Given task: Filter the records below for the word "this". Copy each line that holds it.

-------------------------

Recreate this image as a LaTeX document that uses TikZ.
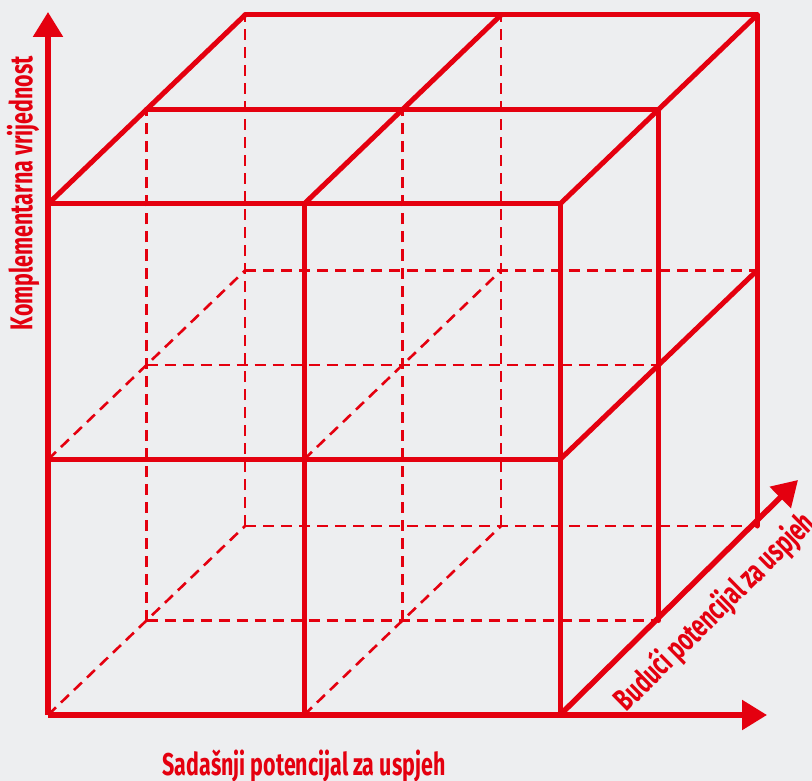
\documentclass[tikz,border=0pt]{standalone}
\usepackage{fontspec}
\newfontfamily\axisfont[FakeStretch=0.68]{Fira Sans}
\usetikzlibrary{arrows.meta}
\definecolor{cubered}{RGB}{228,0,15}
\definecolor{paper}{RGB}{237,238,240}
\tikzset{
  edge/.style={draw=cubered, line width=5pt, line cap=round, line join=round},
  hidden/.style={draw=cubered, line width=2.6pt, dash pattern=on 11pt off 7pt},
  axis/.style={draw=cubered, line width=5.5pt, -{Triangle[length=25pt,width=29pt]}},
  axislabel/.style={text=cubered, font=\axisfont\bfseries\fontsize{31.5}{33}\selectfont, inner sep=0pt}
}
\begin{document}
\begin{tikzpicture}[x=1pt,y=-1pt]
                %%% Canvas
                \fill[paper] (0,0) rectangle (812,781);
                \useasboundingbox (0,0) rectangle (812,781);
                %%% Grid corners: c<x><y><depth>
                \foreach \i in {0,1,2}
                    \foreach \j in {0,1,2}
                        \foreach \k in {0,1,2}
                            \coordinate (c\i\j\k) at ({48+256*\i+98.5*\k},{715-255.5*\j-94.5*\k});
                %%% Hidden edges (dashed)
                \foreach \k in {1,2}{
                    \foreach \i in {0,1} \draw[hidden] (c\i0\k) -- (c\i2\k);
                    \foreach \j in {0,1} \draw[hidden] (c0\j\k) -- (c2\j\k);
                }
                \foreach \i in {0,1}
                    \foreach \j in {0,1} \draw[hidden] (c\i\j0) -- (c\i\j2);
                %%% Visible edges
                \foreach \j in {1,2} \draw[edge] (c0\j0) -- (c2\j0);
                \foreach \i in {1,2} \draw[edge] (c\i00) -- (c\i20);
                \foreach \k in {1,2} \draw[edge] (c02\k) -- (c22\k) -- (c20\k);
                \foreach \i in {0,1,2} \draw[edge] (c\i20) -- (c\i22);
                \draw[edge] (c210) -- (c212);
                %%% Axes with arrows
                \coordinate (ytip) at (48,12);
                \coordinate (xtip) at (767,715);
                \coordinate (ztip) at (798,480);
                \draw[axis] (c000) -- (ytip);
                \draw[axis] (c000) -- (xtip);
                \draw[axis] (c200) -- (ztip);
                %%% Axis labels
                \node[axislabel, rotate=90] (ylabel) at (23,193) {Komplementarna vrijednost};
                \node[axislabel] (xlabel) at (304,766) {Sadašnji potencijal za uspjeh};
                \node[axislabel, rotate=44.6] (zlabel) at (715,612) {Budući potencijal za uspjeh};
\end{tikzpicture}
\end{document}
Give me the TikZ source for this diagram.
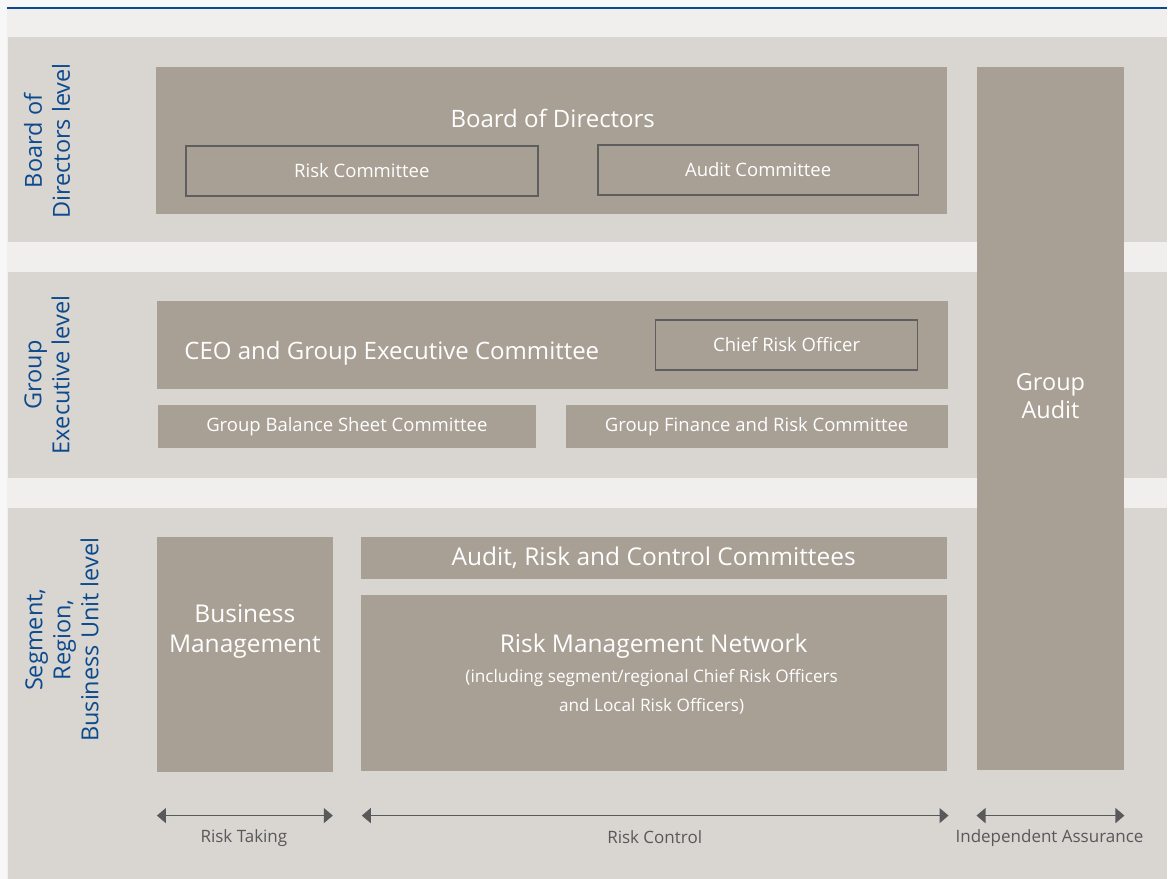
\documentclass[tikz,border=0pt]{standalone}
\usepackage{fontspec}
\setmainfont{Open Sans}
\usetikzlibrary{arrows.meta, positioning}
\definecolor{pagebg}{HTML}{F0EFED}
\definecolor{bandbg}{HTML}{D9D5D0}
\definecolor{boxbg}{HTML}{A89F95}
\definecolor{rimcol}{HTML}{5E5E5E}
\definecolor{levelblue}{HTML}{0B4A8E}
\definecolor{spancol}{HTML}{58595B}
\tikzstyle{band} = [fill=bandbg, inner sep=0pt, minimum width=1160pt]
\tikzstyle{box} = [fill=boxbg, inner sep=0pt, text=white, align=center]
\tikzstyle{rim} = [draw=rimcol, line width=1.6pt, inner sep=0pt, text=white, font=\fontsize{18.5}{22}\selectfont]
\tikzstyle{level} = [rotate=90, text=levelblue, align=center, font=\fontsize{23.5}{28}\selectfont]
\tikzstyle{span} = [line width=1.4pt, draw=spancol, {Triangle[length=9pt,width=15pt]}-{Triangle[length=9pt,width=15pt]}]
\tikzstyle{spantext} = [text=spancol, font=\fontsize{17}{20}\selectfont]

\begin{document}
\begin{tikzpicture}[x=1pt, y=-1pt]
        \fill[white!97!black] (0,0) rectangle (1168,879);
        \fill[pagebg] (7,8) rectangle (1168,879);
        \draw[levelblue, line width=1.2pt] (7,8) -- (1168,8);

        % the three levels
        \node (b1) [band, minimum height=205pt] at (588,139.5) {};
        \node (b2) [band, minimum height=206pt] at (588,375) {};
        \node (b3) [band, minimum height=371pt] at (588,693.5) {};
        \node (l1) [level] at (47,141) {Board of\\Directors level};
        \node (l2) [level] at (47,375) {Group\\Executive level};
        \node (l3) [level] at (62,640) {Segment,\\Region,\\Business Unit level};

        % board
        \node (bod) [box, minimum width=791pt, minimum height=147pt] at (551.5,140.5) {};
        \node (bodt) [text=white, font=\fontsize{24}{28}\selectfont] at (553,118) {Board of Directors};
        \node (rc) [rim, minimum width=352pt, minimum height=50pt] at (362,171) {Risk Committee};
        \node (ac) [rim, minimum width=321pt, minimum height=50pt] at (758.5,170) {Audit Committee};

        % group audit
        \node (ga) [box, minimum width=148pt, minimum height=703pt] at (1051,418.5) {};
        \node (gat) [text=white, align=center, font=\fontsize{23.5}{28}\selectfont] at (1051,396) {Group\\Audit};

        % executive
        \node (ceo) [box, minimum width=791pt, minimum height=88pt] at (552.5,345) {};
        \node (ceot) [text=white, font=\fontsize{24}{28}\selectfont] at (392,353) {CEO and Group Executive Committee};
        \node (cro) [rim, minimum width=262pt, minimum height=50pt] at (787,345) {Chief Risk Officer};
        \node (gbsc) [box, minimum width=378pt, minimum height=43pt, font=\fontsize{18.5}{22}\selectfont] at (347,426.5) {Group Balance Sheet Committee};
        \node (gfrc) [box, minimum width=382pt, minimum height=43pt, font=\fontsize{18.5}{22}\selectfont] at (757,426.5) {Group Finance and Risk Committee};

        % business units
        \node (bm) [box, minimum width=176pt, minimum height=235pt] at (245,654.5) {};
        \node (bmt) [text=white, align=center, font=\fontsize{24.5}{30}\selectfont] at (245,632) {Business\\Management};
        \node (arcc) [box, minimum width=586pt, minimum height=42pt, font=\fontsize{24.5}{28}\selectfont] at (654,558) {Audit, Risk and Control Committees};
        \node (rmn) [box, minimum width=586pt, minimum height=176pt] at (654,683) {};
        \node (rmnt) [text=white, font=\fontsize{24.5}{28}\selectfont] at (654,646) {Risk Management Network};
        \node (rmns) [text=white, align=center, font=\fontsize{17.2}{29.5}\selectfont] at (652,692) {(including segment/regional Chief Risk Officers\\and Local Risk Officers)};

        % spans
        \coordinate (rt1) at (157,816);
        \coordinate (rt2) at (333,816);
        \coordinate (rk1) at (362,816);
        \coordinate (rk2) at (949,816);
        \coordinate (ia1) at (977,816);
        \coordinate (ia2) at (1125,816);
        \draw[span] (rt1) -- (rt2);
        \draw[span] (rk1) -- (rk2);
        \draw[span] (ia1) -- (ia2);
        \node (rtt) [spantext] at (244,838) {Risk Taking};
        \node (rkt) [spantext] at (655,838) {Risk Control};
        \node (iat) [spantext] at (1050,838) {Independent Assurance};
\end{tikzpicture}
\end{document}
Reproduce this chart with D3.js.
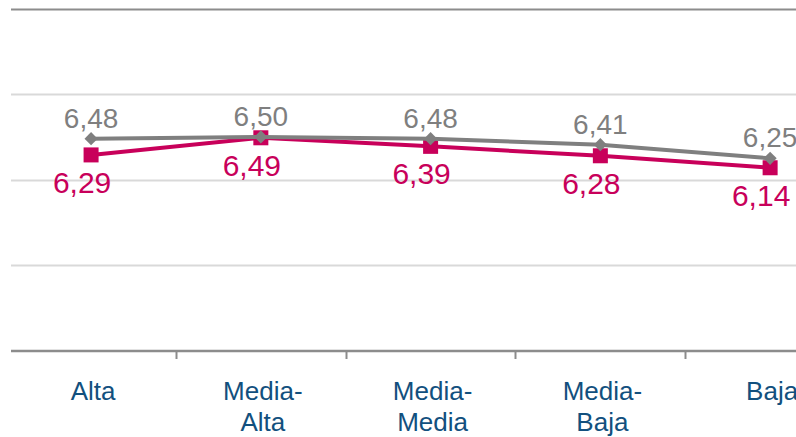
<!DOCTYPE html>
<html>
<head>
<meta charset="utf-8">
<script src="https://cdn.jsdelivr.net/npm/d3@7"></script>
<style>
  body { margin: 0; background: #fff; }
  svg { display: block; font-family: "Liberation Sans", Arial, sans-serif; }
</style>
</head>
<body>
<div id="chart"></div>
<script>
// categories and series
var categories = ["Alta", "Media-Alta", "Media-Media", "Media-Baja", "Baja"];
var serieGris = [6.48, 6.50, 6.48, 6.41, 6.25];
var serieRoja = [6.29, 6.49, 6.39, 6.28, 6.14];
var yTicks = [5, 6, 7, 8];

var width = 796, height = 437;
var svg = d3.select("#chart").append("svg")
  .attr("width", width)
  .attr("height", height);

// scales
var x = d3.scaleBand().domain(categories).range([6.2, 855]).padding(0);
var y = d3.scaleLinear().domain([4, 8]).range([351, 8.5]);
var cx = function(c) { return x(c) + x.bandwidth() / 2; };

// gridlines
svg.append("g").selectAll("line")
  .data(yTicks)
  .enter().append("line")
    .attr("x1", 11).attr("x2", width)
    .attr("y1", function(d) { return Math.round(y(d)) + 0.5; })
    .attr("y2", function(d) { return Math.round(y(d)) + 0.5; })
    .attr("stroke", function(d) { return d === 8 ? "#8c8c8c" : "#d9d9d9"; })
    .attr("stroke-width", 2);

// x axis
var xAxis = svg.append("g")
  .attr("transform", "translate(0," + y(4) + ")");
xAxis.append("line")
  .attr("x1", 11).attr("x2", width)
  .attr("stroke", "#8c8c8c").attr("stroke-width", 2.5);
xAxis.selectAll(".tick")
  .data(categories.slice(1))
  .enter().append("line")
    .attr("x1", function(d) { return Math.round(x(d)) + 0.5; })
    .attr("x2", function(d) { return Math.round(x(d)) + 0.5; })
    .attr("y1", 0).attr("y2", 8)
    .attr("stroke", "#8c8c8c").attr("stroke-width", 2);

// category labels (split after hyphen)
var lbl = xAxis.selectAll("text.cat")
  .data(categories)
  .enter().append("text")
    .attr("class", "cat")
    .attr("text-anchor", "middle")
    .attr("font-size", 26)
    .attr("fill", "#12507e")
    .attr("transform", function(d) { return "translate(" + (cx(d) + 2) + ",49)"; });
lbl.each(function(d) {
  var parts = d.indexOf("-") > 0 ? [d.split("-")[0] + "-", d.split("-")[1]] : [d];
  var t = d3.select(this);
  parts.forEach(function(p, i) {
    t.append("tspan").attr("x", 0).attr("y", i * 31).text(p);
  });
});

function fmt(v) { return v.toFixed(2).replace(".", ","); }

var line = d3.line()
  .x(function(d, i) { return cx(categories[i]); })
  .y(function(d) { return y(d); });

// red series
svg.append("path")
  .datum(serieRoja)
  .attr("d", line)
  .attr("fill", "none")
  .attr("stroke", "#c8005a")
  .attr("stroke-width", 4);
svg.selectAll("rect.roja")
  .data(serieRoja)
  .enter().append("rect")
    .attr("class", "roja")
    .attr("x", function(d, i) { return cx(categories[i]) - 7.5; })
    .attr("y", function(d) { return y(d) - 7.5; })
    .attr("width", 15).attr("height", 15)
    .attr("fill", "#c8005a");

// gray series
svg.append("path")
  .datum(serieGris)
  .attr("d", line)
  .attr("fill", "none")
  .attr("stroke", "#7f7f7f")
  .attr("stroke-width", 4);
svg.selectAll("path.gris")
  .data(serieGris)
  .enter().append("path")
    .attr("class", "gris")
    .attr("d", d3.symbol().type(d3.symbolDiamond2).size(110))
    .attr("transform", function(d, i) { return "translate(" + cx(categories[i]) + "," + y(d) + ")"; })
    .attr("fill", "#7f7f7f");

// value labels
svg.selectAll("text.vgris")
  .data(serieGris)
  .enter().append("text")
    .attr("class", "vgris")
    .attr("x", function(d, i) { return cx(categories[i]); })
    .attr("y", function(d) { return y(d) - 11; })
    .attr("text-anchor", "middle")
    .attr("font-size", 28)
    .attr("fill", "#7f7f7f")
    .text(fmt);

svg.selectAll("text.vroja")
  .data(serieRoja)
  .enter().append("text")
    .attr("class", "vroja")
    .attr("x", function(d, i) { return cx(categories[i]) - 9; })
    .attr("y", function(d) { return y(d) + 38; })
    .attr("text-anchor", "middle")
    .attr("font-size", 30)
    .attr("fill", "#c8005a")
    .text(fmt);
</script>
</body>
</html>
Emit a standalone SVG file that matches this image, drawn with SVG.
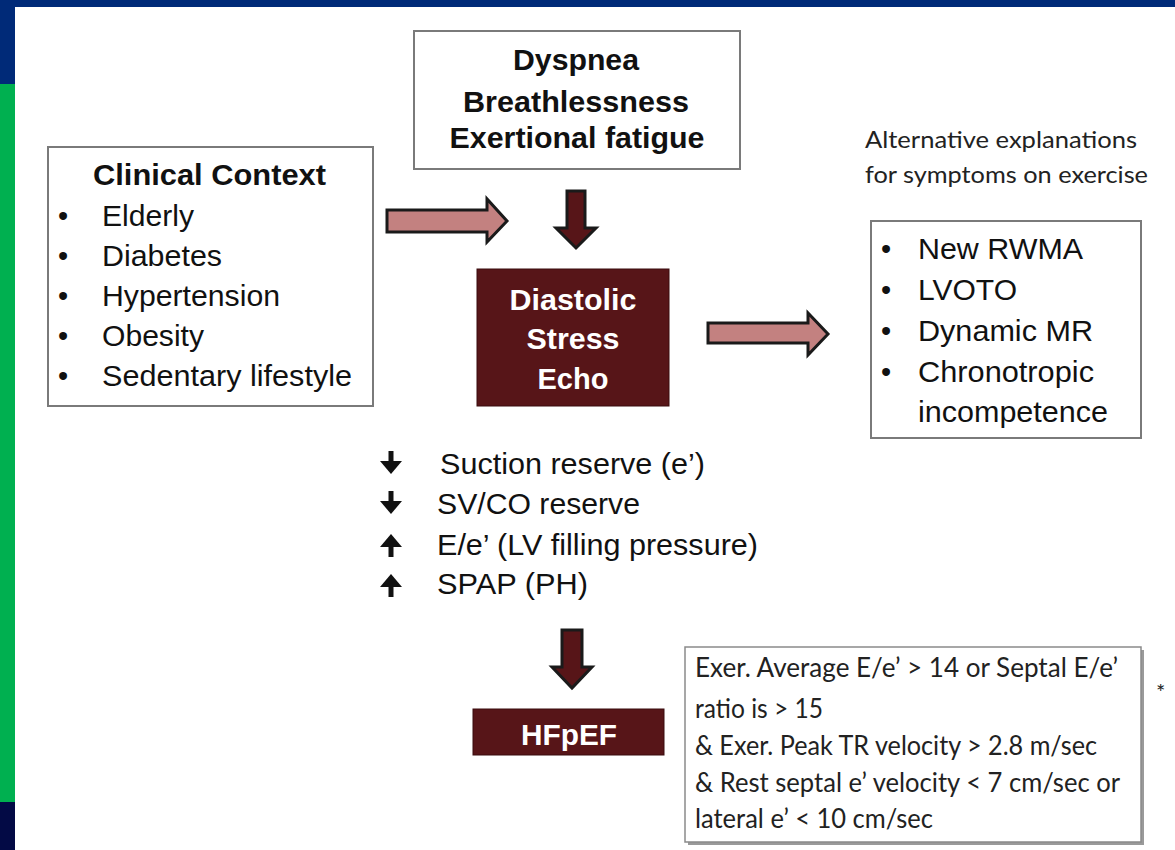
<svg xmlns="http://www.w3.org/2000/svg" width="1175" height="850" viewBox="0 0 1175 850">
<style>
.bx{fill:#fff;stroke:#7a7a7a;stroke-width:2}
.dk{fill:#571518;stroke:#3a0d0f;stroke-width:1}
.b{font-family:"Liberation Sans",Arial,sans-serif;font-weight:bold;font-size:29px;fill:#111}
.w{font-family:"Liberation Sans",Arial,sans-serif;font-weight:bold;font-size:29px;fill:#fff}
.r{font-family:"Liberation Sans",Arial,sans-serif;font-size:29px;fill:#111}
.c{font-family:Lato,"Open Sans",sans-serif;font-size:26px;fill:#222}
.pk{fill:#c38180;stroke:#1a1a1a;stroke-width:3;stroke-linejoin:miter}
.dn{fill:#571518;stroke:#1a1a1a;stroke-width:3;stroke-linejoin:miter}
.ic{fill:none;stroke:#111;stroke-width:5}
.ih{fill:#111}
</style>
<rect width="1175" height="850" fill="#fff"/>
<rect x="0" y="0" width="1175" height="7" fill="#002a78"/>
<rect x="0" y="0" width="15" height="84" fill="#002a78"/>
<rect x="0" y="84" width="15" height="718" fill="#00b050"/>
<rect x="0" y="802" width="15" height="48" fill="#030a45"/>

<g id="connectors">
<path class="pk" d="M387,210 H487 V199 L507,221 L487,242 V232 H387 Z"/>
<path class="dn" d="M567,191 H585 V228 H596 L576,248 L556,228 H567 Z"/>
<path class="pk" d="M708,323 H808 V313 L828,334 L808,355 V343 H708 Z"/>
<path class="dn" d="M562,630 H582 V667 H592 L572,688 L552,667 H562 Z"/>
</g>

<g id="symptoms">
<rect class="bx" x="414" y="31" width="326" height="138"/>
<text class="b" x="576" y="70" text-anchor="middle" textLength="126" lengthAdjust="spacingAndGlyphs">Dyspnea</text>
<text class="b" x="576" y="112" text-anchor="middle" textLength="226" lengthAdjust="spacingAndGlyphs">Breathlessness</text>
<text class="b" x="577" y="148" text-anchor="middle" textLength="255" lengthAdjust="spacingAndGlyphs">Exertional fatigue</text>
</g>

<g id="clinical">
<rect class="bx" x="48" y="147" width="325" height="259"/>
<text class="b" x="93" y="185" textLength="233" lengthAdjust="spacingAndGlyphs">Clinical Context</text>
<text class="r" x="58" y="226">•</text>
<text class="r" x="58" y="266">•</text>
<text class="r" x="58" y="306">•</text>
<text class="r" x="58" y="346">•</text>
<text class="r" x="58" y="386">•</text>
<text class="r" x="102" y="226" textLength="92" lengthAdjust="spacingAndGlyphs">Elderly</text>
<text class="r" x="102" y="266" textLength="120" lengthAdjust="spacingAndGlyphs">Diabetes</text>
<text class="r" x="102" y="306" textLength="178" lengthAdjust="spacingAndGlyphs">Hypertension</text>
<text class="r" x="102" y="346" textLength="102" lengthAdjust="spacingAndGlyphs">Obesity</text>
<text class="r" x="102" y="386" textLength="250" lengthAdjust="spacingAndGlyphs">Sedentary lifestyle</text>
</g>

<g id="dse">
<rect class="dk" x="477" y="269" width="192" height="137"/>
<text class="w" x="573" y="310" text-anchor="middle" textLength="127" lengthAdjust="spacingAndGlyphs">Diastolic</text>
<text class="w" x="573" y="349" text-anchor="middle" textLength="93" lengthAdjust="spacingAndGlyphs">Stress</text>
<text class="w" x="573" y="389" text-anchor="middle" textLength="71" lengthAdjust="spacingAndGlyphs">Echo</text>
</g>

<g id="alt-label">
<text class="c" x="865" y="148" textLength="272" lengthAdjust="spacingAndGlyphs" style="font-size:24px">Alternative explanations</text>
<text class="c" x="865" y="183" textLength="283" lengthAdjust="spacingAndGlyphs" style="font-size:24px">for symptoms on exercise</text>
</g>

<g id="alternatives">
<rect class="bx" x="871" y="221" width="270" height="217"/>
<text class="r" x="881" y="259">•</text>
<text class="r" x="881" y="300">•</text>
<text class="r" x="881" y="341">•</text>
<text class="r" x="881" y="382">•</text>
<text class="r" x="918" y="259" textLength="165" lengthAdjust="spacingAndGlyphs">New RWMA</text>
<text class="r" x="918" y="300" textLength="99" lengthAdjust="spacingAndGlyphs">LVOTO</text>
<text class="r" x="918" y="341" textLength="175" lengthAdjust="spacingAndGlyphs">Dynamic MR</text>
<text class="r" x="918" y="382" textLength="176" lengthAdjust="spacingAndGlyphs">Chronotropic</text>
<text class="r" x="918" y="422" textLength="190" lengthAdjust="spacingAndGlyphs">incompetence</text>
</g>

<g id="findings">
<path class="ic" d="M391,451 V465"/><path class="ih" d="M380,461 H402 L391,474 Z"/>
<path class="ic" d="M391,491 V505"/><path class="ih" d="M380,501 H402 L391,514 Z"/>
<path class="ic" d="M391,557 V543"/><path class="ih" d="M380,547 H402 L391,534 Z"/>
<path class="ic" d="M391,597 V583"/><path class="ih" d="M380,587 H402 L391,574 Z"/>
<text class="r" x="440" y="474" textLength="265" lengthAdjust="spacingAndGlyphs">Suction reserve (e’)</text>
<text class="r" x="437" y="514" textLength="203" lengthAdjust="spacingAndGlyphs">SV/CO reserve</text>
<text class="r" x="437" y="555" textLength="321" lengthAdjust="spacingAndGlyphs">E/e’ (LV filling pressure)</text>
<text class="r" x="437" y="594" textLength="151" lengthAdjust="spacingAndGlyphs">SPAP (PH)</text>
</g>

<g id="hfpef">
<rect class="dk" x="473" y="709" width="191" height="46"/>
<text class="w" x="569" y="745" text-anchor="middle" textLength="96" lengthAdjust="spacingAndGlyphs">HFpEF</text>
</g>

<g id="criteria">
<rect x="688" y="650" width="456" height="195" fill="#9a9a9a"/>
<rect x="685" y="647" width="456" height="195" fill="#fff" stroke="#8a8a8a" stroke-width="1.5"/>
<text class="c" x="695" y="677" textLength="423" lengthAdjust="spacingAndGlyphs">Exer. Average E/e’ &gt; 14 or Septal E/e’</text>
<text class="c" x="695" y="718" textLength="128" lengthAdjust="spacingAndGlyphs">ratio is &gt; 15</text>
<text class="c" x="695" y="755" textLength="402" lengthAdjust="spacingAndGlyphs">&amp; Exer. Peak TR velocity &gt; 2.8 m/sec</text>
<text class="c" x="695" y="792" textLength="425" lengthAdjust="spacingAndGlyphs">&amp; Rest septal e’ velocity &lt; 7 cm/sec or</text>
<text class="c" x="695" y="828" textLength="238" lengthAdjust="spacingAndGlyphs">lateral e’ &lt; 10 cm/sec</text>
<text class="c" x="1156" y="700" style="font-size:22px">*</text>
</g>
</svg>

-------------------------

In response:
Recreate this image as a LaTeX document that uses TikZ.
Give me the TikZ source for this diagram.
Reproduce this chart with D3.js.
  var t = d3.select(this);
Emit a standalone SVG file that matches this image, drawn with SVG.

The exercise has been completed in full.